Susan Thornton's book, From Time to Time, is reminiscent of The Notebook in that the story is well written and compelling, and anybody who doesn't cry at the end has no soul. Thornton laces together a fine tapestry of flashbacks, empathic events, and present revelations that thread the needle of a well woven story.
The setting is Baltimore, and for those who have been there, the landmarks and geographic descriptions bring familiarity to the story. For those who have never visited, this book will paint the picture of a quaint, charming side of the city that will make them want to come and explore.
Thornton also draws on the Catholic heritage of the city and her own Catholic faith to incorporate a Christian sensibility that neither punishes nor patronizes the reader. It is a story of redemption, in which the religious aspects are integral and welcome.
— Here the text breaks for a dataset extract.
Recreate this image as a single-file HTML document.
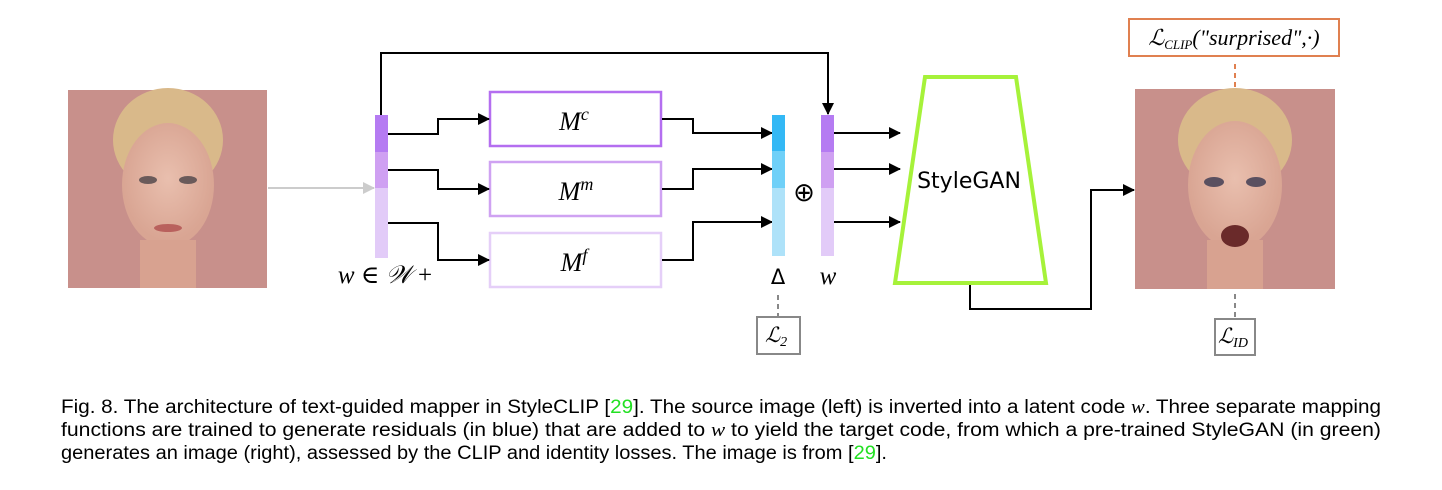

The story is fast paced and highly readable, and draws the reader in with well rounded characters who may seem a little clichéd, but whose personalities will connect with almost all readers in some way. The action takes place over the short space of a few weeks, so Thornton keeps the narrative moving by avoiding oppressively long exposition in favor of realistic dialogue that not only advances the story, but also develops the characters in the same way that people become friends - one conversation at a time.
Thornton's first effort is a friendly, thoughtful, and entertaining read that is easy to dive into and hard to put down (I stayed up into the wee hours reading, which I rarely do). This is one of those books that make you sad to be finished and looking forward to another well told story from this author.